Extract each line of the material that follows exactly and omit its pictures.

----- DATA SEGMENT -----

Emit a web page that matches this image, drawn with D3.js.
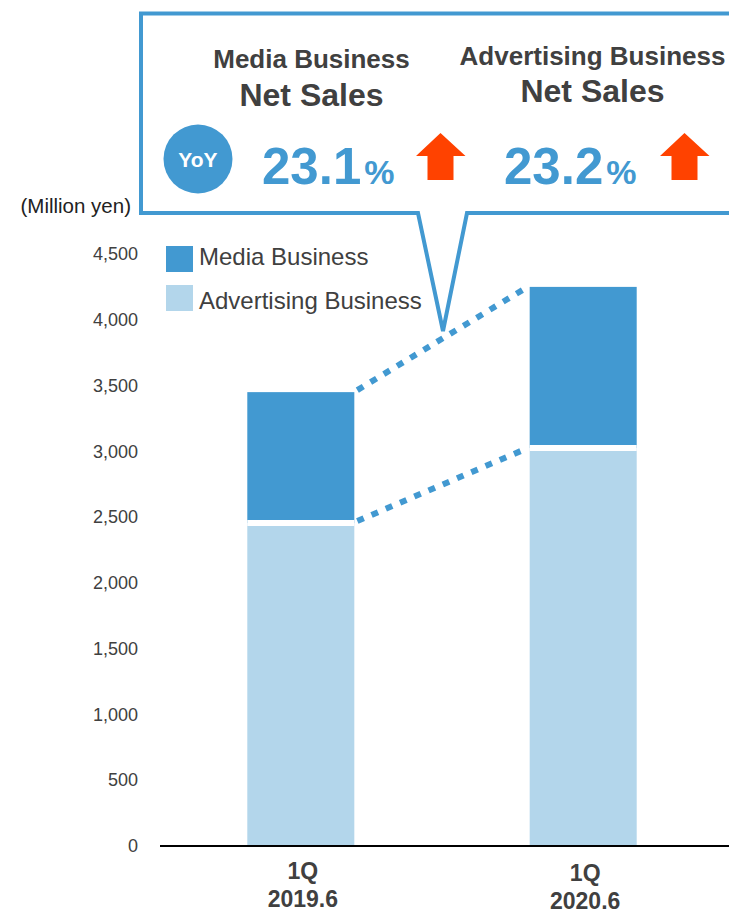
<!DOCTYPE html>
<html>
<head>
<meta charset="utf-8">
<script src="https://cdn.jsdelivr.net/npm/d3@7"></script>
<style>
  html, body { margin: 0; padding: 0; background: #fff; }
  svg { display: block; font-family: "Liberation Sans", Arial, sans-serif; }
</style>
</head>
<body>
<svg id="chart" width="729" height="915"></svg>
<script>
// Quarterly net sales by business (million yen)
const quarters = ["1Q", "1Q"];
const periods = ["2019.6", "2020.6"];
const advertisingSales = [2455, 3025];
const mediaSales = [995, 1225];
const seriesNames = ["Media Business", "Advertising Business"];
const yTicks = [0, 500, 1000, 1500, 2000, 2500, 3000, 3500, 4000, 4500];

// Year-over-year growth shown in the callout
const yoyHeadings = ["Media Business", "Advertising Business"];
const yoyRates = [23.1, 23.2];

const BLUE = "#4299d1";
const LIGHT = "#b3d6eb";
const TEXT = "#404040";
const ARROW = "#ff4200";

const svg = d3.select("#chart");

const x = d3.scaleBand()
  .domain(periods)
  .range([157.5, 726.5])
  .paddingInner(0.621)
  .paddingOuter(0.318);

const y = d3.scaleLinear().domain([0, 4500]).range([846, 254]);

// y axis: labels only
const yAxis = svg.append("g")
  .attr("transform", "translate(160,0)")
  .call(d3.axisLeft(y).tickValues(yTicks).tickSize(0).tickPadding(22).tickFormat(d3.format(",")));
yAxis.select(".domain").remove();
yAxis.selectAll("text")
  .attr("fill", TEXT)
  .style("font-size", "18px")
  .style("font-family", "'Liberation Sans', Arial, sans-serif");

svg.append("text")
  .attr("x", 131).attr("y", 213)
  .attr("text-anchor", "end")
  .attr("fill", "#222")
  .style("font-size", "20.5px")
  .text("(Million yen)");

// stacked bars
const rows = periods.map((p, i) => ({
  period: p,
  quarter: quarters[i],
  ad: advertisingSales[i],
  media: mediaSales[i],
  total: advertisingSales[i] + mediaSales[i]
}));

const bars = svg.append("g");
bars.selectAll("rect.ad").data(rows).join("rect")
  .attr("class", "ad")
  .attr("x", d => x(d.period))
  .attr("width", x.bandwidth())
  .attr("y", d => y(d.ad))
  .attr("height", d => y(0) - y(d.ad))
  .attr("fill", LIGHT);
bars.selectAll("rect.media").data(rows).join("rect")
  .attr("class", "media")
  .attr("x", d => x(d.period))
  .attr("width", x.bandwidth())
  .attr("y", d => y(d.total))
  .attr("height", d => y(d.ad) - y(d.total))
  .attr("fill", BLUE);
// white separator between the two segments
bars.selectAll("line.sep").data(rows).join("line")
  .attr("class", "sep")
  .attr("x1", d => x(d.period))
  .attr("x2", d => x(d.period) + x.bandwidth())
  .attr("y1", d => y(d.ad))
  .attr("y2", d => y(d.ad))
  .attr("stroke", "#fff")
  .attr("stroke-width", 6);

// dotted connectors between the bars
const a = rows[0], b = rows[1];
const connectors = [[a.total, b.total], [a.ad, b.ad]];
svg.append("g").selectAll("line").data(connectors).join("line")
  .attr("x1", x(a.period) + x.bandwidth() + 3)
  .attr("x2", x(b.period) - 2)
  .attr("y1", d => y(d[0]) - 2)
  .attr("y2", d => y(d[1]))
  .attr("stroke", BLUE)
  .attr("stroke-width", 6)
  .attr("stroke-dasharray", "7,8.5");

// baseline
svg.append("line")
  .attr("x1", 160).attr("x2", 729)
  .attr("y1", y(0)).attr("y2", y(0))
  .attr("stroke", "#000").attr("stroke-width", 2);

// category labels
const xl = svg.append("g").selectAll("text").data(rows).join("text")
  .attr("text-anchor", "middle")
  .attr("fill", TEXT)
  .style("font-size", "23px")
  .style("font-weight", "bold");
xl.append("tspan")
  .attr("x", d => x(d.period) + x.bandwidth() / 2 + 2)
  .attr("y", (d, i) => 879 + i * 2)
  .text(d => d.quarter);
xl.append("tspan")
  .attr("x", d => x(d.period) + x.bandwidth() / 2 + 2)
  .attr("y", (d, i) => 907 + i * 2)
  .text(d => d.period);

// legend
const legendColors = [BLUE, LIGHT];
const legendTop = [246, 285];
const legendBase = [265, 309];
const lg = svg.append("g").selectAll("g").data(seriesNames).join("g");
lg.append("rect")
  .attr("x", 166).attr("y", (d, i) => legendTop[i])
  .attr("width", 27).attr("height", 26)
  .attr("fill", (d, i) => legendColors[i]);
lg.append("text")
  .attr("x", 199).attr("y", (d, i) => legendBase[i])
  .attr("fill", TEXT)
  .style("font-size", "24px")
  .text(d => d);

// callout bubble
const bubble = d3.path();
bubble.moveTo(741, 13.5);
bubble.lineTo(141, 13.5);
bubble.lineTo(141, 213);
bubble.lineTo(418, 213);
bubble.lineTo(443, 331);
bubble.lineTo(467, 213);
bubble.lineTo(741, 213);
svg.append("path")
  .attr("d", bubble.toString())
  .attr("fill", "#fff")
  .attr("stroke", BLUE)
  .attr("stroke-width", 4)
  .attr("stroke-linejoin", "miter");

const cols = [
  { cx: 311.5, h1: 68, h2: 106, numX: 262, arrowX: 416 },
  { cx: 592.5, h1: 65, h2: 102, numX: 504, arrowX: 660 }
];

const cg = svg.append("g").selectAll("g").data(yoyHeadings).join("g");
cg.append("text")
  .attr("x", (d, i) => cols[i].cx).attr("y", (d, i) => cols[i].h1)
  .attr("text-anchor", "middle").attr("fill", TEXT)
  .style("font-size", "26px").style("font-weight", "bold")
  .text(d => d);
cg.append("text")
  .attr("x", (d, i) => cols[i].cx).attr("y", (d, i) => cols[i].h2)
  .attr("text-anchor", "middle").attr("fill", TEXT)
  .style("font-size", "32px").style("font-weight", "bold")
  .text("Net Sales");
const num = cg.append("text")
  .attr("x", (d, i) => cols[i].numX).attr("y", 183.5)
  .attr("fill", BLUE).style("font-weight", "bold");
num.append("tspan").style("font-size", "51px").text((d, i) => d3.format(".1f")(yoyRates[i]));
num.append("tspan").attr("dx", 3).style("font-size", "34px").text("%");

// up arrows
cg.append("path")
  .attr("transform", (d, i) => `translate(${cols[i].arrowX},133)`)
  .attr("d", "M24.5,0 L49.5,23 L37.5,23 L37.5,47 L11.5,47 L11.5,23 L0,23 Z")
  .attr("fill", ARROW);

// YoY badge
svg.append("circle").attr("cx", 198).attr("cy", 159).attr("r", 34.5).attr("fill", BLUE);
svg.append("text")
  .attr("x", 198).attr("y", 167)
  .attr("text-anchor", "middle").attr("fill", "#fff")
  .style("font-size", "21px").style("font-weight", "bold")
  .text("YoY");
</script>
</body>
</html>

-----

#### [SOLUTION]
Emit a web page that matches this image, drawn with D3.js.
<!DOCTYPE html>
<html>
<head>
<meta charset="utf-8">
<script src="https://cdn.jsdelivr.net/npm/d3@7"></script>
<style>
  html, body { margin: 0; padding: 0; background: #fff; }
  svg { display: block; font-family: "Liberation Sans", Arial, sans-serif; }
</style>
</head>
<body>
<svg id="chart" width="729" height="915"></svg>
<script>
// Quarterly net sales by business (million yen)
const quarters = ["1Q", "1Q"];
const periods = ["2019.6", "2020.6"];
const advertisingSales = [2455, 3025];
const mediaSales = [995, 1225];
const seriesNames = ["Media Business", "Advertising Business"];
const yTicks = [0, 500, 1000, 1500, 2000, 2500, 3000, 3500, 4000, 4500];

// Year-over-year growth shown in the callout
const yoyHeadings = ["Media Business", "Advertising Business"];
const yoyRates = [23.1, 23.2];

const BLUE = "#4299d1";
const LIGHT = "#b3d6eb";
const TEXT = "#404040";
const ARROW = "#ff4200";

const svg = d3.select("#chart");

const x = d3.scaleBand()
  .domain(periods)
  .range([157.5, 726.5])
  .paddingInner(0.621)
  .paddingOuter(0.318);

const y = d3.scaleLinear().domain([0, 4500]).range([846, 254]);

// y axis: labels only
const yAxis = svg.append("g")
  .attr("transform", "translate(160,0)")
  .call(d3.axisLeft(y).tickValues(yTicks).tickSize(0).tickPadding(22).tickFormat(d3.format(",")));
yAxis.select(".domain").remove();
yAxis.selectAll("text")
  .attr("fill", TEXT)
  .style("font-size", "18px")
  .style("font-family", "'Liberation Sans', Arial, sans-serif");

svg.append("text")
  .attr("x", 131).attr("y", 213)
  .attr("text-anchor", "end")
  .attr("fill", "#222")
  .style("font-size", "20.5px")
  .text("(Million yen)");

// stacked bars
const rows = periods.map((p, i) => ({
  period: p,
  quarter: quarters[i],
  ad: advertisingSales[i],
  media: mediaSales[i],
  total: advertisingSales[i] + mediaSales[i]
}));

const bars = svg.append("g");
bars.selectAll("rect.ad").data(rows).join("rect")
  .attr("class", "ad")
  .attr("x", d => x(d.period))
  .attr("width", x.bandwidth())
  .attr("y", d => y(d.ad))
  .attr("height", d => y(0) - y(d.ad))
  .attr("fill", LIGHT);
bars.selectAll("rect.media").data(rows).join("rect")
  .attr("class", "media")
  .attr("x", d => x(d.period))
  .attr("width", x.bandwidth())
  .attr("y", d => y(d.total))
  .attr("height", d => y(d.ad) - y(d.total))
  .attr("fill", BLUE);
// white separator between the two segments
bars.selectAll("line.sep").data(rows).join("line")
  .attr("class", "sep")
  .attr("x1", d => x(d.period))
  .attr("x2", d => x(d.period) + x.bandwidth())
  .attr("y1", d => y(d.ad))
  .attr("y2", d => y(d.ad))
  .attr("stroke", "#fff")
  .attr("stroke-width", 6);

// dotted connectors between the bars
const a = rows[0], b = rows[1];
const connectors = [[a.total, b.total], [a.ad, b.ad]];
svg.append("g").selectAll("line").data(connectors).join("line")
  .attr("x1", x(a.period) + x.bandwidth() + 3)
  .attr("x2", x(b.period) - 2)
  .attr("y1", d => y(d[0]) - 2)
  .attr("y2", d => y(d[1]))
  .attr("stroke", BLUE)
  .attr("stroke-width", 6)
  .attr("stroke-dasharray", "7,8.5");

// baseline
svg.append("line")
  .attr("x1", 160).attr("x2", 729)
  .attr("y1", y(0)).attr("y2", y(0))
  .attr("stroke", "#000").attr("stroke-width", 2);

// category labels
const xl = svg.append("g").selectAll("text").data(rows).join("text")
  .attr("text-anchor", "middle")
  .attr("fill", TEXT)
  .style("font-size", "23px")
  .style("font-weight", "bold");
xl.append("tspan")
  .attr("x", d => x(d.period) + x.bandwidth() / 2 + 2)
  .attr("y", (d, i) => 879 + i * 2)
  .text(d => d.quarter);
xl.append("tspan")
  .attr("x", d => x(d.period) + x.bandwidth() / 2 + 2)
  .attr("y", (d, i) => 907 + i * 2)
  .text(d => d.period);

// legend
const legendColors = [BLUE, LIGHT];
const legendTop = [246, 285];
const legendBase = [265, 309];
const lg = svg.append("g").selectAll("g").data(seriesNames).join("g");
lg.append("rect")
  .attr("x", 166).attr("y", (d, i) => legendTop[i])
  .attr("width", 27).attr("height", 26)
  .attr("fill", (d, i) => legendColors[i]);
lg.append("text")
  .attr("x", 199).attr("y", (d, i) => legendBase[i])
  .attr("fill", TEXT)
  .style("font-size", "24px")
  .text(d => d);

// callout bubble
const bubble = d3.path();
bubble.moveTo(741, 13.5);
bubble.lineTo(141, 13.5);
bubble.lineTo(141, 213);
bubble.lineTo(418, 213);
bubble.lineTo(443, 331);
bubble.lineTo(467, 213);
bubble.lineTo(741, 213);
svg.append("path")
  .attr("d", bubble.toString())
  .attr("fill", "#fff")
  .attr("stroke", BLUE)
  .attr("stroke-width", 4)
  .attr("stroke-linejoin", "miter");

const cols = [
  { cx: 311.5, h1: 68, h2: 106, numX: 262, arrowX: 416 },
  { cx: 592.5, h1: 65, h2: 102, numX: 504, arrowX: 660 }
];

const cg = svg.append("g").selectAll("g").data(yoyHeadings).join("g");
cg.append("text")
  .attr("x", (d, i) => cols[i].cx).attr("y", (d, i) => cols[i].h1)
  .attr("text-anchor", "middle").attr("fill", TEXT)
  .style("font-size", "26px").style("font-weight", "bold")
  .text(d => d);
cg.append("text")
  .attr("x", (d, i) => cols[i].cx).attr("y", (d, i) => cols[i].h2)
  .attr("text-anchor", "middle").attr("fill", TEXT)
  .style("font-size", "32px").style("font-weight", "bold")
  .text("Net Sales");
const num = cg.append("text")
  .attr("x", (d, i) => cols[i].numX).attr("y", 183.5)
  .attr("fill", BLUE).style("font-weight", "bold");
num.append("tspan").style("font-size", "51px").text((d, i) => d3.format(".1f")(yoyRates[i]));
num.append("tspan").attr("dx", 3).style("font-size", "34px").text("%");

// up arrows
cg.append("path")
  .attr("transform", (d, i) => `translate(${cols[i].arrowX},133)`)
  .attr("d", "M24.5,0 L49.5,23 L37.5,23 L37.5,47 L11.5,47 L11.5,23 L0,23 Z")
  .attr("fill", ARROW);

// YoY badge
svg.append("circle").attr("cx", 198).attr("cy", 159).attr("r", 34.5).attr("fill", BLUE);
svg.append("text")
  .attr("x", 198).attr("y", 167)
  .attr("text-anchor", "middle").attr("fill", "#fff")
  .style("font-size", "21px").style("font-weight", "bold")
  .text("YoY");
</script>
</body>
</html>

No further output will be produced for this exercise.